## Written problem:
Write out the records below from the first line through the line containing "from matplotlib.patches import Rectangle", leaving out any pictures.

··········

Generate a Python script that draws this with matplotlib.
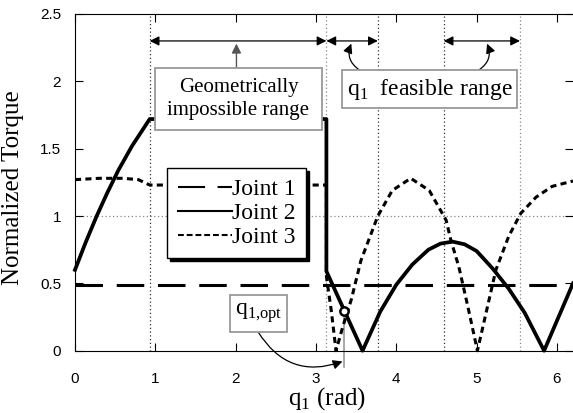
import matplotlib
matplotlib.use('Agg')
import matplotlib.pyplot as plt
from matplotlib.lines import Line2D
from matplotlib.patches import Rectangle

plt.rcParams['font.family'] = ['Liberation Serif', 'DejaVu Serif']
plt.rcParams['mathtext.fontset'] = 'custom'
plt.rcParams['mathtext.rm'] = 'Liberation Serif'

# data
joint1_q = [0.0, 6.2]
joint1_t = [0.49, 0.49]

joint2_q = [0.0, 0.13, 0.27, 0.40, 0.54, 0.71, 0.93, 3.13, 3.13, 3.58, 3.80, 4.00,
            4.20, 4.40, 4.55, 4.70, 4.85, 5.00, 5.20, 5.40, 5.60, 5.84, 6.20]
joint2_t = [0.60, 0.80, 1.00, 1.17, 1.34, 1.52, 1.72, 1.72, 0.59, 0.0, 0.29, 0.49,
            0.64, 0.75, 0.795, 0.81, 0.79, 0.74, 0.61, 0.46, 0.28, 0.0, 0.50]

joint3_q = [0.0, 0.3, 0.6, 0.79, 0.93, 1.5, 3.13, 3.13, 3.19, 3.25, 3.33, 3.44, 3.56,
            3.77, 3.95, 4.18, 4.41, 4.62, 4.68, 4.78, 4.89, 5.01, 5.24, 5.40, 5.55,
            5.74, 5.94, 6.20]
joint3_t = [1.27, 1.28, 1.28, 1.27, 1.23, 1.23, 1.23, 0.55, 0.30, 0.0, 0.17, 0.38, 0.67,
            1.00, 1.19, 1.28, 1.19, 0.97, 0.82, 0.62, 0.33, 0.0, 0.60, 0.85, 1.02,
            1.14, 1.22, 1.26]

q_opt = 3.355
t_opt = 0.295

# bounds of the ranges (rad)
q_impossible = (0.93, 3.13)
q_feasible_a = (3.13, 3.77)
q_feasible_b = (4.59, 5.54)
black_vlines = [0.93, 3.77, 4.59]
gray_vlines = [3.13, 5.54]

xticks = [0, 1, 2, 3, 4, 5, 6]
yticks = [0, 0.5, 1, 1.5, 2, 2.5]
ytick_labels = ['0', '0.5', '1', '1.5', '2', '2.5']

fig = plt.figure(figsize=(5.73, 4.13), dpi=100)
ax = fig.add_axes([75 / 573, 62.3 / 413, 498 / 573, 336.7 / 413])

ax.set_xlim(0, 6.2)
ax.set_ylim(0, 2.5)
ax.spines['right'].set_visible(False)
for s in ('left', 'top', 'bottom'):
    ax.spines[s].set_linewidth(0.8)

ax.set_xticks(xticks)
ax.set_yticks(yticks)
ax.set_xticklabels([str(v) for v in xticks], family='Liberation Sans', fontsize=11)
ax.set_yticklabels(ytick_labels, family='Liberation Sans', fontsize=11)
ax.tick_params(axis='both', direction='in', length=6, width=0.8,
               top=True, right=True)
ax.tick_params(axis='x', pad=15)
ax.tick_params(axis='y', pad=10)

# guide lines
ax.axhline(1.0, color='#888888', lw=0.9, ls=(0, (1, 2)), zorder=1)
for xv in black_vlines:
    ax.axvline(xv, color='#333333', lw=0.9, ls=(0, (1, 2)), zorder=1)
for xv in gray_vlines:
    ax.axvline(xv, color='#888888', lw=0.9, ls=(0, (1, 2)), zorder=1)

ax.plot(joint1_q, joint1_t, color='k', lw=2.2, dashes=(9, 4.5), zorder=3,
        clip_on=False)
ax.plot(joint3_q, joint3_t, color='k', lw=2.2, dashes=(2, 1.4), zorder=3,
        clip_on=False)
ax.plot(joint2_q, joint2_t, color='k', lw=2.7, zorder=4, clip_on=False)

# optimum marker and its guide
ax.plot([q_opt, q_opt], [t_opt, -0.12], color='#999999', lw=1.2, clip_on=False,
        zorder=2)
ax.plot([q_opt], [t_opt], 'o', ms=6, mfc='white', mec='k', mew=1.8, zorder=6)

# range arrows
arrow_y = 2.3
for a, b in (q_impossible, q_feasible_a, q_feasible_b):
    ax.annotate('', xy=(a, arrow_y), xytext=(b, arrow_y),
                arrowprops=dict(arrowstyle='<|-|>', color='k', lw=0.9,
                                mutation_scale=14, shrinkA=0, shrinkB=0))


def label_box(x0, x1, y0, y1, text, size):
    ax.add_patch(Rectangle((x0, y0), x1 - x0, y1 - y0, fc='white', ec='#999999',
                           lw=1.3, zorder=7))
    ax.text((x0 + x1) / 2, (y0 + y1) / 2, text, fontsize=size, ha='center',
            va='center', multialignment='center', linespacing=1.3, zorder=8)


label_box(0.99, 3.08, 1.64, 2.10, 'Geometrically\nimpossible range', 15)
ax.annotate('', xy=(2.01, 2.28), xytext=(2.01, 2.10),
            arrowprops=dict(arrowstyle='-|>', color='#555555', lw=1.0,
                            mutation_scale=14, shrinkA=0, shrinkB=0))

label_box(3.33, 5.50, 1.80, 2.085, r'q$_{\mathregular{1}}$  feasible range', 17)
ax.annotate('', xy=(3.44, 2.28), xytext=(3.54, 2.085),
            arrowprops=dict(arrowstyle='-|>', color='k', lw=0.9,
                            mutation_scale=14, shrinkA=0, shrinkB=0,
                            connectionstyle='arc3,rad=-0.4'))
ax.annotate('', xy=(5.13, 2.28), xytext=(5.03, 2.085),
            arrowprops=dict(arrowstyle='-|>', color='k', lw=0.9,
                            mutation_scale=14, shrinkA=0, shrinkB=0,
                            connectionstyle='arc3,rad=0.4'))

label_box(1.925, 2.64, 0.139, 0.414, r'q$_{\mathregular{1{,}opt}}$', 17)
ax.annotate('', xy=(3.33, -0.08), xytext=(2.28, 0.139), annotation_clip=False,
            arrowprops=dict(arrowstyle='-|>', color='k', lw=0.9,
                            mutation_scale=14, shrinkA=0, shrinkB=0,
                            connectionstyle='arc3,rad=0.4'))

# legend with thin handles
handles = [
    Line2D([], [], color='k', lw=1.5, dashes=(13, 6)),
    Line2D([], [], color='k', lw=1.5),
    Line2D([], [], color='k', lw=1.5, dashes=(2.8, 1.4)),
]
leg = ax.legend(handles, ['Joint 1', 'Joint 2', 'Joint 3'], loc='upper left',
                bbox_to_anchor=(0.185, 0.543), borderaxespad=0, fontsize=17,
                handlelength=2.3, handletextpad=0.0, labelspacing=0.1,
                borderpad=0.45, fancybox=False, framealpha=1,
                shadow={'color': 'k', 'alpha': 1}, edgecolor='k')
leg.get_frame().set_linewidth(1.0)
leg.set_zorder(9)

ax.set_ylabel('Normalized Torque', fontsize=18)
ax.yaxis.set_label_coords(-0.102, 0.483)
ax.set_xlabel(r'q$_{\mathregular{1}}$ (rad)', fontsize=18, va='center')
ax.xaxis.set_label_coords(0.506, -0.143)

fig.savefig('out.png', dpi=100)
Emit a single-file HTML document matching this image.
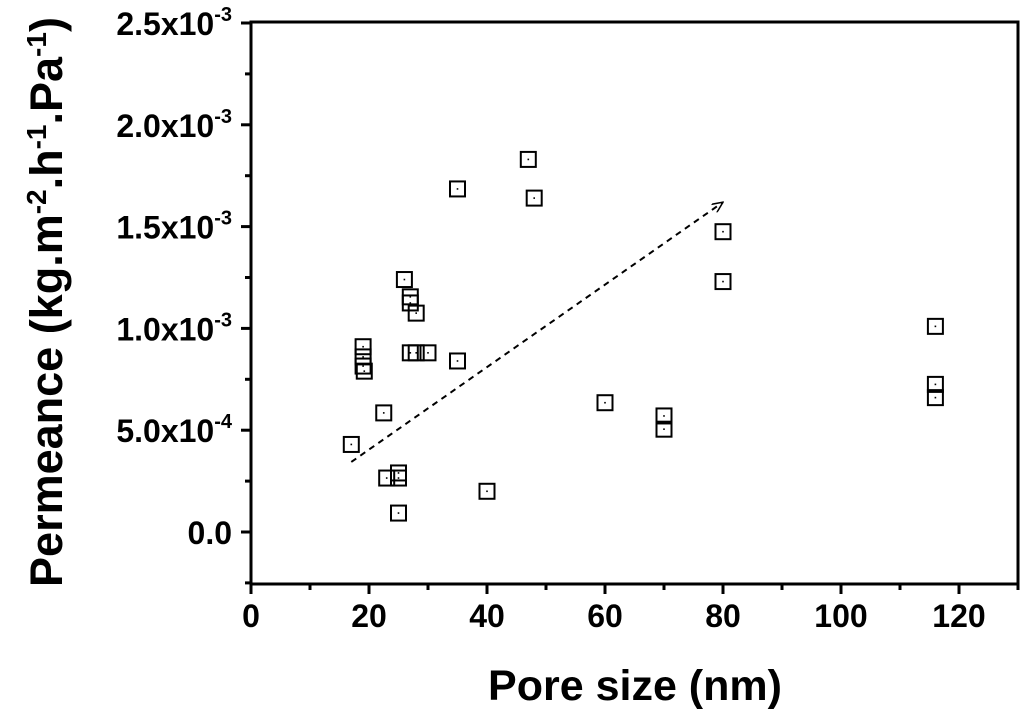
<!DOCTYPE html>
<html><head><meta charset="utf-8"><style>
html,body{margin:0;padding:0;background:#fff;}
svg text{font-family:"Liberation Sans",Arial,sans-serif;font-weight:bold;fill:#000;}
</style></head><body>
<svg id="chart" width="1024" height="716" viewBox="0 0 1024 716" xmlns="http://www.w3.org/2000/svg">
<g id="axes"></g><g id="marks"></g>
<text x="635" y="700" font-size="43" text-anchor="middle">Pore size (nm)</text>
<text transform="translate(62,302) rotate(-90)" font-size="45" text-anchor="middle">Permeance (kg.m<tspan dy="-16" font-size="28">-2</tspan><tspan dy="16">.h</tspan><tspan dy="-16" font-size="28">-1</tspan><tspan dy="16">.Pa</tspan><tspan dy="-16" font-size="28">-1</tspan><tspan dy="16">)</tspan></text>
</svg>
<script>
const poreSize=[17,19,19,19,19.2,22.5,23,25,25,25,26,27,27,28,27,28,30,35,35,40,47,48,60,70,70,80,80,116,116,116];
const permeance=[0.43,0.91,0.86,0.815,0.79,0.585,0.265,0.29,0.265,0.093,1.24,1.155,1.125,1.075,0.88,0.88,0.88,1.685,0.84,0.2,1.83,1.64,0.635,0.57,0.505,1.475,1.23,1.01,0.725,0.66];
const xTicks=[0,20,40,60,80,100,120];
const yTicks=[0,0.5,1.0,1.5,2.0,2.5];
const yLabels=["0.0","5.0x10","1.0x10","1.5x10","2.0x10","2.5x10"];
const yExp=["","-4","-3","-3","-3","-3"];
const arrowX=[17,80], arrowY=[0.344,1.62];
const NS="http://www.w3.org/2000/svg";
const L=251,R=1018,T=22,B=584;
const xs=v=>251+v*5.9;
const ys=v=>532-v*203.6;
function mk(tag,attrs,parent){const e=document.createElementNS(NS,tag);for(const k in attrs)e.setAttribute(k,attrs[k]);parent.appendChild(e);return e;}
const ax=document.getElementById('axes'), mg=document.getElementById('marks');
let fr=mk('rect',{x:L,y:T,width:R-L,height:B-T,fill:'none',stroke:'#000','stroke-width':3},ax);


for(let v=0;v<=130;v+=10){const big=v%20===0;const t=mk('line',{x1:xs(v),x2:xs(v),y1:B,y2:B+(big?10:6),stroke:'#000','stroke-width':3},ax);

}
xTicks.forEach(v=>{const t=mk('text',{x:xs(v),y:627,'font-size':32,'text-anchor':'middle'},ax);t.textContent=v;

});
for(let v=-0.25;v<=2.51;v+=0.25){const big=Math.abs(v*2-Math.round(v*2))<1e-6;const yy=ys(v);if(yy<T-1)continue;const t=mk('line',{x1:L-(big?10:6),x2:L,y1:yy,y2:yy,stroke:'#000','stroke-width':3},ax);

}
yTicks.forEach((v,i)=>{const t=mk('text',{x:yExp[i]?212:232,y:ys(v)+12,'font-size':32,'text-anchor':'start'},ax);t.textContent=yLabels[i];
if(yExp[i]){const s=mk('tspan',{dy:-14,'font-size':20},t);s.textContent=yExp[i];}
t.setAttribute('text-anchor','end');
t.setAttribute('x',232);

});
const defs=mk('defs',{},document.getElementById('chart'));
const m=mk('marker',{id:'ah',markerWidth:12,markerHeight:10,refX:11,refY:5,orient:'auto',markerUnits:'userSpaceOnUse'},defs);
mk('path',{d:'M0,0 L11,5 L0,10',fill:'none',stroke:'#000','stroke-width':1.5},m);
const ar=mk('line',{x1:xs(arrowX[0]),y1:ys(arrowY[0]),x2:xs(arrowX[1]),y2:ys(arrowY[1]),stroke:'#000','stroke-width':2,'stroke-dasharray':'6,5','marker-end':'url(#ah)'},mg);


poreSize.forEach((x,i)=>{const cx=xs(x),cy=ys(permeance[i]);
const r=mk('rect',{x:cx-7.5,y:cy-7.5,width:15,height:15,fill:'none',stroke:'#000','stroke-width':2},mg);


mk('rect',{x:cx-0.8,y:cy-0.8,width:1.6,height:1.6,fill:'#000'},mg);});
</script>
</body></html>
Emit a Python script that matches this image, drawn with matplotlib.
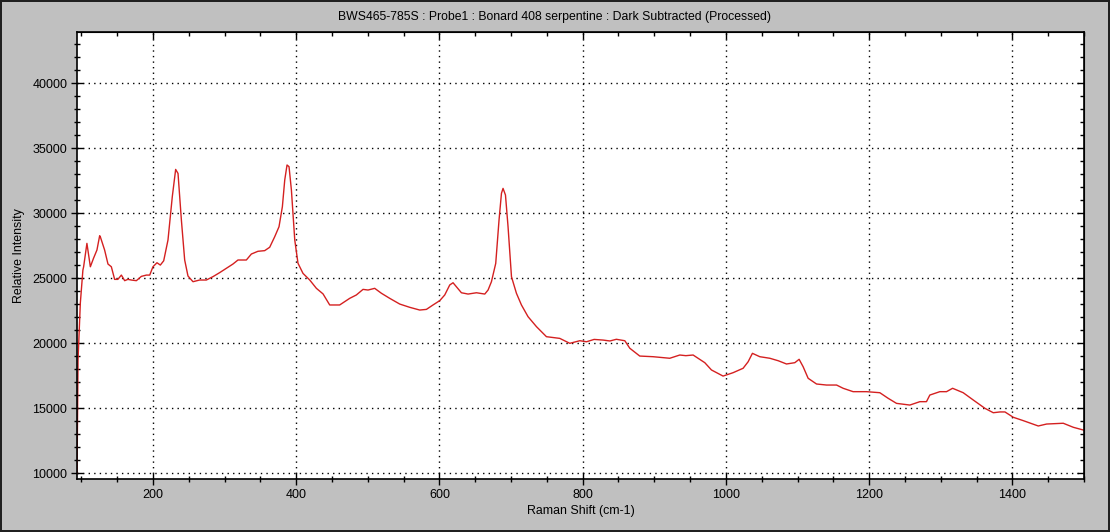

··········

## Result of this task:
Generate a Python script that draws this with matplotlib.
import matplotlib
matplotlib.use('Agg')
import matplotlib.pyplot as plt
from matplotlib.lines import Line2D
from matplotlib.patches import Rectangle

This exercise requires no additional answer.